Hall knows he needs capital to help take full advantage of the land bank opportunities.
“Land banks are expensive,” he said. “So, we’re already looking to do things that cross-subsidize the cost that we’re going to incur, including co-development opportunities in which we pledge the land as our equity. Long-term ground leases can be a possibility as well as repayment of loans that return on any capital that we invest.”
The key, Hall said, is to avoid one-and-done deals.
“What we’d need to do is make sure we have a model that not only sustains us, but gives us recurring funds that we can reinvest in the community for economic development versus just focusing on subsidies and grants that never come back,” he said.
All of this, Hall said, will help spur other initiatives, including:
- Neighborhood business expansion: “We want the shop owner who’s had a business for the last 50 years, through the good and the bad, to have an opportunity to knock out the walls beside them and to expand their business, hiring locally and buying locally in terms of supplies,” he said.
- Large-scale development: “We want to be more strategic as it relates to both attracting businesses back into Newark, but also giving joint venture opportunities to local business that reside in Newark,” he said. “We’re really focused on bottom-up economics versus trickle-down.”
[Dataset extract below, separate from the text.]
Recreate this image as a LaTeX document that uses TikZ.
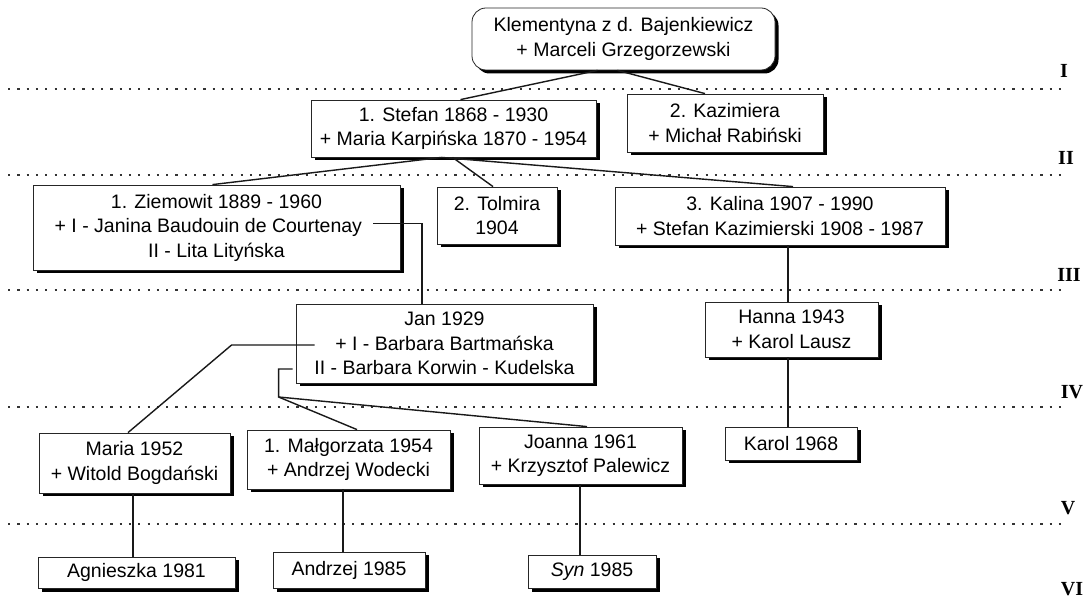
\documentclass[tikz,border=0pt]{standalone}
\usepackage{fontspec}
\setmainfont{Liberation Sans}
\newfontfamily\romfont{Liberation Serif}
\usetikzlibrary{shadows,calc}
\begin{document}
\begin{tikzpicture}[x=1pt,y=-1pt,
  box/.style={draw=black!85, line width=0.8pt, fill=white, align=center, inner sep=0pt,
    font=\fontsize{19.5}{24.5}\selectfont,
    drop shadow={shadow xshift=3.5pt, shadow yshift=-3.5pt, fill=black, opacity=1}},
  conn/.style={line width=1.4pt, black!90},
  sep/.style={line width=2.2pt, dash pattern=on 2.2pt off 7.1pt, black!80},
  gen/.style={font=\romfont\bfseries\fontsize{20}{20}\selectfont, inner sep=0pt}]
\useasboundingbox[fill=white] (0,0) rectangle (1088,601);

% generation separators
\draw[sep] (8,89) -- (1062,89);
\draw[sep] (8,175) -- (1062,175);
\draw[sep] (8,290) -- (1062,290);
\draw[sep] (8,407) -- (1062,407);
\draw[sep] (8,524) -- (1062,524);

\node[gen] (g1) at (1064,71) {I};
\node[gen] (g2) at (1066,158) {II};
\node[gen] (g3) at (1069,275) {III};
\node[gen] (g4) at (1072,392) {IV};
\node[gen] (g5) at (1068,508) {V};
\node[gen] (g6) at (1072,589) {VI};

% persons
\node[box, rounded corners=14pt, minimum width=303pt, minimum height=62pt] (root) at (623.5,39)
  {Klementyna z d. Bajenkiewicz\\+ Marceli Grzegorzewski};
\node[box, minimum width=285pt, minimum height=57pt] (stefan) at (453.5,128.5)
  {1. Stefan 1868 - 1930\\+ Maria Karpińska 1870 - 1954};
\node[box, minimum width=196pt, minimum height=58pt] (kazim) at (725,123)
  {2. Kazimiera\\+ Michał Rabiński};
\node[box, minimum width=367pt, minimum height=85pt] (ziem) at (216.5,227.5)
  {1. Ziemowit 1889 - 1960\\+ I - Janina Baudouin de Courtenay\phantom{ --}\\II - Lita Lityńska};
\node[box, minimum width=120pt, minimum height=57pt] (tolm) at (497,215.5)
  {2. Tolmira\\1904};
\node[box, minimum width=330pt, minimum height=58pt] (kalina) at (780,216)
  {3. Kalina 1907 - 1990\\+ Stefan Kazimierski 1908 - 1987};
\node[box, minimum width=297pt, minimum height=79pt] (jan) at (444.5,343.5)
  {Jan 1929\\+ I - Barbara Bartmańska\\II - Barbara Korwin - Kudelska};
\node[box, minimum width=173pt, minimum height=55pt] (hanna) at (791.5,329.5)
  {Hanna 1943\\+ Karol Lausz};
\node[box, minimum width=191pt, minimum height=60pt] (maria) at (134.5,463)
  {Maria 1952\\+ Witold Bogdański};
\node[box, minimum width=203pt, minimum height=59pt] (malg) at (348.5,459.5)
  {1. Małgorzata 1954\\+ Andrzej Wodecki};
\node[box, minimum width=203pt, minimum height=57pt] (joanna) at (580.5,455.5)
  {Joanna 1961\\+ Krzysztof Palewicz};
\node[box, minimum width=132pt, minimum height=33pt] (karol) at (791,443.5)
  {Karol 1968};
\node[box, minimum width=197pt, minimum height=31pt] (agn) at (136.5,572.5)
  {Agnieszka 1981};
\node[box, minimum width=152pt, minimum height=36pt] (andrz) at (349,570)
  {Andrzej 1985};
\node[box, minimum width=128pt, minimum height=33pt] (syn) at (592,571.5)
  {\textit{Syn} 1985};

% connectors
\draw[conn] ([xshift=-26pt]root.south) -- ([xshift=7pt]stefan.north);
\draw[conn] ([xshift=-6pt]root.south) -- ([xshift=-20pt]kazim.north);
\coordinate (sb) at ([xshift=-12pt]stefan.south);
\draw[conn] (sb) -- ([xshift=-4pt]ziem.north);
\draw[conn] ([xshift=-1pt]stefan.south) -- ([xshift=-4pt]tolm.north);
\draw[conn] (sb) -- ([xshift=13pt]kalina.north);
\draw[conn] ([xshift=-27pt,yshift=4pt]ziem.east) -| ([xshift=-22.5pt]jan.north);
\draw[conn] ([xshift=-3.5pt]hanna.north) -- ([xshift=-3.5pt]hanna.north |- kalina.south);
\draw[conn] ([xshift=-3pt]karol.north) -- ([xshift=-3pt]karol.north |- hanna.south);
\draw[conn] ([xshift=19pt,yshift=-1.5pt]jan.west) -- ++(-83,0) -- ([xshift=-6.5pt]maria.north);
\draw[conn] ([xshift=-3pt,yshift=-25.5pt]jan.west) -- ++(-14,0) -- ++(0,28) coordinate (br)
  -- ([xshift=8.5pt]malg.north);
\draw[conn] (br) -- ([xshift=6.5pt]joanna.north);
\draw[conn] ([xshift=-3.5pt]agn.north) -- ([xshift=-3.5pt]agn.north |- maria.south);
\draw[conn] ([xshift=-6pt]andrz.north) -- ([xshift=-6pt]andrz.north |- malg.south);
\draw[conn] ([xshift=-12pt]syn.north) -- ([xshift=-12pt]syn.north |- joanna.south);
\end{tikzpicture}
\end{document}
- Entrepreneur development: “We have a lot of talented people who would be great entrepreneurs with the right training,” he said. “We want to invest in their financial literacy with a course called the Language of Capital, where we teach entrepreneurs how to manage a business from an accounting standpoint, human capital standpoint and a marketing standpoint, so they position their business to be more investment and credit worthy.”
- Certification increases: “We want to certify, license, bond and overall legitimize our businesses,” he said. “We’ve created a minority- and women-owned business certification events, where we pay consultants to submit applications for certification for federal contracts, state contracts, county contracts and city contracts. The goal is to certify a thousand businesses.”
A new name and a new logo only go so far, Hall said. He’s looking to relaunch the organization’s website by the end of the year to spur development.
“We’re going to have a business directory and business portal and community events calendar,” he said. “It’s just another way we can create business opportunities.”